**SOURCE DATA**
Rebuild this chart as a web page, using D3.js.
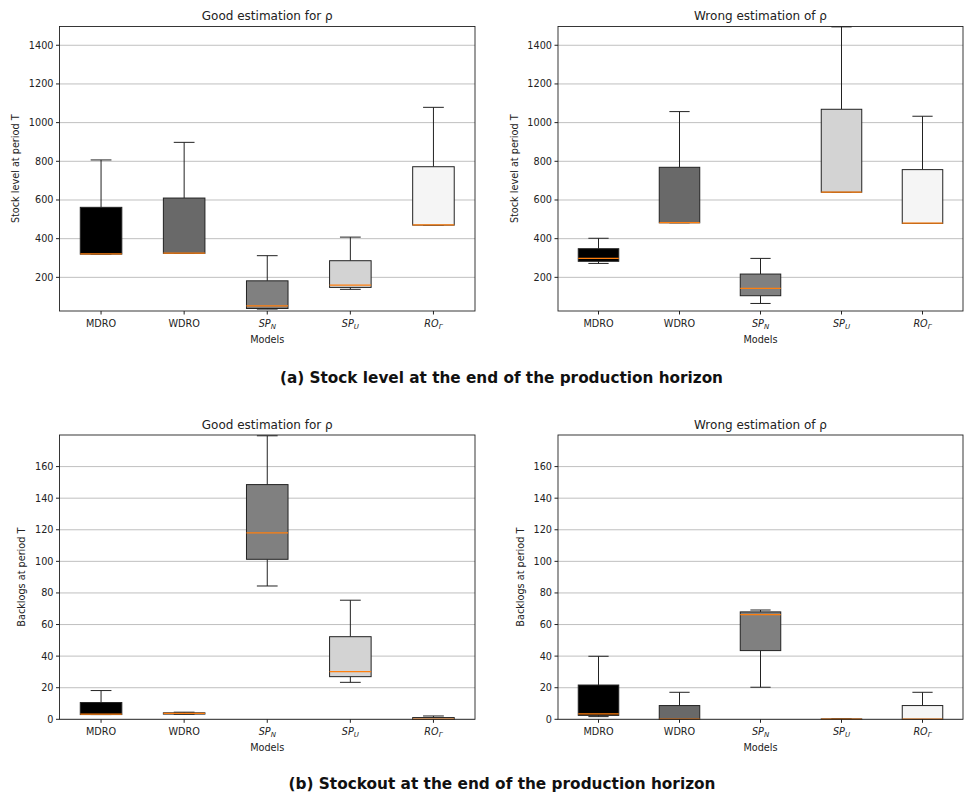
<!DOCTYPE html>
<html><head><meta charset="utf-8">
<script src="https://cdn.jsdelivr.net/npm/d3@7"></script>
<style>body{margin:0;background:#fff}svg{display:block}text{font-family:"DejaVu Sans",sans-serif;fill:#222}</style>
</head><body><svg id="c" width="964" height="797"></svg>
<script>
// Models (categories)
const models = [
  {base:"MDRO", sub:""},
  {base:"WDRO", sub:""},
  {base:"SP", sub:"N"},
  {base:"SP", sub:"U"},
  {base:"RO", sub:"Γ"}
];
const fills = ["#000000","#696969","#808080","#d3d3d3","#f5f5f5"];

// Box stats per model: [lowWhisker, q1, median, q3, highWhisker]
const stockGood = [
  [320, 320, 321, 562, 807],
  [324, 324, 325, 610, 898],
  [36, 39, 53, 182, 312],
  [138, 148, 160, 286, 408],
  [470, 470, 471, 772, 1079]
];
const stockWrong = [
  [272, 283, 298, 348, 402],
  [482, 482, 483, 769, 1057],
  [65, 105, 143, 217, 298],
  [640, 640, 641, 1069, 1495],
  [479, 479, 480, 757, 1033]
];
const backlogGood = [
  [3, 3, 3.3, 10.6, 18.2],
  [3.2, 3.3, 3.7, 4.1, 4.5],
  [84.4, 101.3, 118, 148.6, 179.5],
  [23.4, 27.0, 30.2, 52.3, 75.4],
  [0, 0, 0.2, 1.1, 2.1]
];
const backlogWrong = [
  [1.7, 2.5, 3.4, 21.7, 39.9],
  [0, 0, 0.2, 8.7, 17.1],
  [20.3, 43.5, 66.3, 68.0, 69.2],
  [0, 0, 0.1, 0.2, 0.2],
  [0, 0, 0.2, 8.7, 17.1]
];
const stockTicks = [200, 400, 600, 800, 1000, 1200, 1400];
const backlogTicks = [0, 20, 40, 60, 80, 100, 120, 140, 160];
const titles = ["Good estimation for ρ", "Wrong estimation of ρ"];
const captions = ["(a) Stock level at the end of the production horizon",
                  "(b) Stockout at the end of the production horizon"];

const svg = d3.select("#c");

function panel(opt){
  const {x0,x1,y0,y1,domain,ticks,data,title,ylabel,ylabX} = opt;
  const g = svg.append("g");
  const x = d3.scaleLinear().domain([0.5, 5.5]).range([x0, x1]);
  const y = d3.scaleLinear().domain(domain).range([y1, y0]);
  // grid
  g.selectAll("line.grid").data(ticks).join("line")
    .attr("x1", x0).attr("x2", x1)
    .attr("y1", d => y(d)).attr("y2", d => y(d))
    .attr("stroke", "#b0b0b0").attr("stroke-width", 0.8);
  const unit = x(1) - x(0);
  data.forEach((s, i) => {
    const cx = x(i + 1);
    const [lo, q1, med, q3, hi] = s;
    const bw = unit * 0.5, cw = unit * 0.25;
    const gg = g.append("g");
    gg.append("line").attr("x1", cx).attr("x2", cx).attr("y1", y(q3)).attr("y2", y(hi)).attr("stroke", "#222");
    gg.append("line").attr("x1", cx).attr("x2", cx).attr("y1", y(q1)).attr("y2", y(lo)).attr("stroke", "#222");
    gg.append("line").attr("x1", cx - cw/2).attr("x2", cx + cw/2).attr("y1", y(hi)).attr("y2", y(hi)).attr("stroke", "#222");
    gg.append("line").attr("x1", cx - cw/2).attr("x2", cx + cw/2).attr("y1", y(lo)).attr("y2", y(lo)).attr("stroke", "#222");
    gg.append("rect").attr("x", cx - bw/2).attr("width", bw)
      .attr("y", y(q3)).attr("height", Math.max(0, y(q1) - y(q3)))
      .attr("fill", fills[i]).attr("stroke", "#222").attr("stroke-width", 1);
    gg.append("line").attr("x1", cx - bw/2).attr("x2", cx + bw/2)
      .attr("y1", y(med)).attr("y2", y(med)).attr("stroke", "#ff7f0e").attr("stroke-width", 1.2);
  });
  g.append("rect").attr("x", x0).attr("y", y0).attr("width", x1 - x0).attr("height", y1 - y0)
    .attr("fill", "none").attr("stroke", "#222").attr("stroke-width", 0.9);
  const yt = g.selectAll("g.yt").data(ticks).join("g").attr("transform", d => `translate(${x0},${y(d)})`);
  yt.append("line").attr("x1", -3.5).attr("x2", 0).attr("stroke", "#222");
  yt.append("text").attr("x", -6).attr("dy", "0.35em").attr("text-anchor", "end")
    .attr("font-size", 9.7).text(d => d);
  const xt = g.selectAll("g.xt").data(models).join("g").attr("transform", (d, i) => `translate(${x(i + 1)},${y1})`);
  xt.append("line").attr("y1", 0).attr("y2", 3.5).attr("stroke", "#222");
  const tx = xt.append("text").attr("y", 15.5).attr("text-anchor", "middle").attr("font-size", 9.7);
  tx.each(function(d){
    const t = d3.select(this);
    if (d.sub) {
      t.append("tspan").attr("font-style", "italic").text(d.base);
      t.append("tspan").attr("font-style", "italic").attr("font-size", 7).attr("dy", 2.5).text(d.sub);
    } else t.text(d.base);
  });
  g.append("text").attr("x", (x0 + x1) / 2).attr("y", y1 + 31.5).attr("text-anchor", "middle")
    .attr("font-size", 9.7).text("Models");
  g.append("text").attr("x", (x0 + x1) / 2).attr("y", y0 - 6.5).attr("text-anchor", "middle")
    .attr("font-size", 12).text(title);
  g.append("text").attr("transform", `translate(${ylabX},${(y0 + y1) / 2}) rotate(-90)`)
    .attr("text-anchor", "middle").attr("dy", "0.35em").attr("font-size", 9.7).text(ylabel);
}

const L = [59.5, 475], R = [558, 963];
const A = [26.5, 311], B = [435, 719.3];
panel({x0:L[0], x1:L[1], y0:A[0], y1:A[1], domain:[26, 1497], ticks:stockTicks, data:stockGood,
       title:titles[0], ylabel:"Stock level at period T", ylabX:16});
panel({x0:R[0], x1:R[1], y0:A[0], y1:A[1], domain:[26, 1497], ticks:stockTicks, data:stockWrong,
       title:titles[1], ylabel:"Stock level at period T", ylabX:515});
panel({x0:L[0], x1:L[1], y0:B[0], y1:B[1], domain:[0, 180], ticks:backlogTicks, data:backlogGood,
       title:titles[0], ylabel:"Backlogs at period T", ylabX:22});
panel({x0:R[0], x1:R[1], y0:B[0], y1:B[1], domain:[0, 180], ticks:backlogTicks, data:backlogWrong,
       title:titles[1], ylabel:"Backlogs at period T", ylabX:521});

svg.append("text").attr("x", 501.5).attr("y", 382.5).attr("text-anchor", "middle")
  .style("font-family", "'DejaVu Sans Condensed','DejaVu Sans',sans-serif")
  .attr("font-size", 16.5).attr("font-weight", "bold").attr("textLength", 443).attr("lengthAdjust", "spacingAndGlyphs")
  .style("fill", "#111").text(captions[0]);
svg.append("text").attr("x", 502).attr("y", 789).attr("text-anchor", "middle")
  .style("font-family", "'DejaVu Sans Condensed','DejaVu Sans',sans-serif")
  .attr("font-size", 16.5).attr("font-weight", "bold").attr("textLength", 427).attr("lengthAdjust", "spacingAndGlyphs")
  .style("fill", "#111").text(captions[1]);
</script></body></html>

**WRITTEN INSTRUCTION**
Would you return the data exactly as written, without the pictures?

**ANSWER TO THIS PROBLEM**
Rebuild this chart as a web page, using D3.js.
<!DOCTYPE html>
<html><head><meta charset="utf-8">
<script src="https://cdn.jsdelivr.net/npm/d3@7"></script>
<style>body{margin:0;background:#fff}svg{display:block}text{font-family:"DejaVu Sans",sans-serif;fill:#222}</style>
</head><body><svg id="c" width="964" height="797"></svg>
<script>
// Models (categories)
const models = [
  {base:"MDRO", sub:""},
  {base:"WDRO", sub:""},
  {base:"SP", sub:"N"},
  {base:"SP", sub:"U"},
  {base:"RO", sub:"Γ"}
];
const fills = ["#000000","#696969","#808080","#d3d3d3","#f5f5f5"];

// Box stats per model: [lowWhisker, q1, median, q3, highWhisker]
const stockGood = [
  [320, 320, 321, 562, 807],
  [324, 324, 325, 610, 898],
  [36, 39, 53, 182, 312],
  [138, 148, 160, 286, 408],
  [470, 470, 471, 772, 1079]
];
const stockWrong = [
  [272, 283, 298, 348, 402],
  [482, 482, 483, 769, 1057],
  [65, 105, 143, 217, 298],
  [640, 640, 641, 1069, 1495],
  [479, 479, 480, 757, 1033]
];
const backlogGood = [
  [3, 3, 3.3, 10.6, 18.2],
  [3.2, 3.3, 3.7, 4.1, 4.5],
  [84.4, 101.3, 118, 148.6, 179.5],
  [23.4, 27.0, 30.2, 52.3, 75.4],
  [0, 0, 0.2, 1.1, 2.1]
];
const backlogWrong = [
  [1.7, 2.5, 3.4, 21.7, 39.9],
  [0, 0, 0.2, 8.7, 17.1],
  [20.3, 43.5, 66.3, 68.0, 69.2],
  [0, 0, 0.1, 0.2, 0.2],
  [0, 0, 0.2, 8.7, 17.1]
];
const stockTicks = [200, 400, 600, 800, 1000, 1200, 1400];
const backlogTicks = [0, 20, 40, 60, 80, 100, 120, 140, 160];
const titles = ["Good estimation for ρ", "Wrong estimation of ρ"];
const captions = ["(a) Stock level at the end of the production horizon",
                  "(b) Stockout at the end of the production horizon"];

const svg = d3.select("#c");

function panel(opt){
  const {x0,x1,y0,y1,domain,ticks,data,title,ylabel,ylabX} = opt;
  const g = svg.append("g");
  const x = d3.scaleLinear().domain([0.5, 5.5]).range([x0, x1]);
  const y = d3.scaleLinear().domain(domain).range([y1, y0]);
  // grid
  g.selectAll("line.grid").data(ticks).join("line")
    .attr("x1", x0).attr("x2", x1)
    .attr("y1", d => y(d)).attr("y2", d => y(d))
    .attr("stroke", "#b0b0b0").attr("stroke-width", 0.8);
  const unit = x(1) - x(0);
  data.forEach((s, i) => {
    const cx = x(i + 1);
    const [lo, q1, med, q3, hi] = s;
    const bw = unit * 0.5, cw = unit * 0.25;
    const gg = g.append("g");
    gg.append("line").attr("x1", cx).attr("x2", cx).attr("y1", y(q3)).attr("y2", y(hi)).attr("stroke", "#222");
    gg.append("line").attr("x1", cx).attr("x2", cx).attr("y1", y(q1)).attr("y2", y(lo)).attr("stroke", "#222");
    gg.append("line").attr("x1", cx - cw/2).attr("x2", cx + cw/2).attr("y1", y(hi)).attr("y2", y(hi)).attr("stroke", "#222");
    gg.append("line").attr("x1", cx - cw/2).attr("x2", cx + cw/2).attr("y1", y(lo)).attr("y2", y(lo)).attr("stroke", "#222");
    gg.append("rect").attr("x", cx - bw/2).attr("width", bw)
      .attr("y", y(q3)).attr("height", Math.max(0, y(q1) - y(q3)))
      .attr("fill", fills[i]).attr("stroke", "#222").attr("stroke-width", 1);
    gg.append("line").attr("x1", cx - bw/2).attr("x2", cx + bw/2)
      .attr("y1", y(med)).attr("y2", y(med)).attr("stroke", "#ff7f0e").attr("stroke-width", 1.2);
  });
  g.append("rect").attr("x", x0).attr("y", y0).attr("width", x1 - x0).attr("height", y1 - y0)
    .attr("fill", "none").attr("stroke", "#222").attr("stroke-width", 0.9);
  const yt = g.selectAll("g.yt").data(ticks).join("g").attr("transform", d => `translate(${x0},${y(d)})`);
  yt.append("line").attr("x1", -3.5).attr("x2", 0).attr("stroke", "#222");
  yt.append("text").attr("x", -6).attr("dy", "0.35em").attr("text-anchor", "end")
    .attr("font-size", 9.7).text(d => d);
  const xt = g.selectAll("g.xt").data(models).join("g").attr("transform", (d, i) => `translate(${x(i + 1)},${y1})`);
  xt.append("line").attr("y1", 0).attr("y2", 3.5).attr("stroke", "#222");
  const tx = xt.append("text").attr("y", 15.5).attr("text-anchor", "middle").attr("font-size", 9.7);
  tx.each(function(d){
    const t = d3.select(this);
    if (d.sub) {
      t.append("tspan").attr("font-style", "italic").text(d.base);
      t.append("tspan").attr("font-style", "italic").attr("font-size", 7).attr("dy", 2.5).text(d.sub);
    } else t.text(d.base);
  });
  g.append("text").attr("x", (x0 + x1) / 2).attr("y", y1 + 31.5).attr("text-anchor", "middle")
    .attr("font-size", 9.7).text("Models");
  g.append("text").attr("x", (x0 + x1) / 2).attr("y", y0 - 6.5).attr("text-anchor", "middle")
    .attr("font-size", 12).text(title);
  g.append("text").attr("transform", `translate(${ylabX},${(y0 + y1) / 2}) rotate(-90)`)
    .attr("text-anchor", "middle").attr("dy", "0.35em").attr("font-size", 9.7).text(ylabel);
}

const L = [59.5, 475], R = [558, 963];
const A = [26.5, 311], B = [435, 719.3];
panel({x0:L[0], x1:L[1], y0:A[0], y1:A[1], domain:[26, 1497], ticks:stockTicks, data:stockGood,
       title:titles[0], ylabel:"Stock level at period T", ylabX:16});
panel({x0:R[0], x1:R[1], y0:A[0], y1:A[1], domain:[26, 1497], ticks:stockTicks, data:stockWrong,
       title:titles[1], ylabel:"Stock level at period T", ylabX:515});
panel({x0:L[0], x1:L[1], y0:B[0], y1:B[1], domain:[0, 180], ticks:backlogTicks, data:backlogGood,
       title:titles[0], ylabel:"Backlogs at period T", ylabX:22});
panel({x0:R[0], x1:R[1], y0:B[0], y1:B[1], domain:[0, 180], ticks:backlogTicks, data:backlogWrong,
       title:titles[1], ylabel:"Backlogs at period T", ylabX:521});

svg.append("text").attr("x", 501.5).attr("y", 382.5).attr("text-anchor", "middle")
  .style("font-family", "'DejaVu Sans Condensed','DejaVu Sans',sans-serif")
  .attr("font-size", 16.5).attr("font-weight", "bold").attr("textLength", 443).attr("lengthAdjust", "spacingAndGlyphs")
  .style("fill", "#111").text(captions[0]);
svg.append("text").attr("x", 502).attr("y", 789).attr("text-anchor", "middle")
  .style("font-family", "'DejaVu Sans Condensed','DejaVu Sans',sans-serif")
  .attr("font-size", 16.5).attr("font-weight", "bold").attr("textLength", 427).attr("lengthAdjust", "spacingAndGlyphs")
  .style("fill", "#111").text(captions[1]);
</script></body></html>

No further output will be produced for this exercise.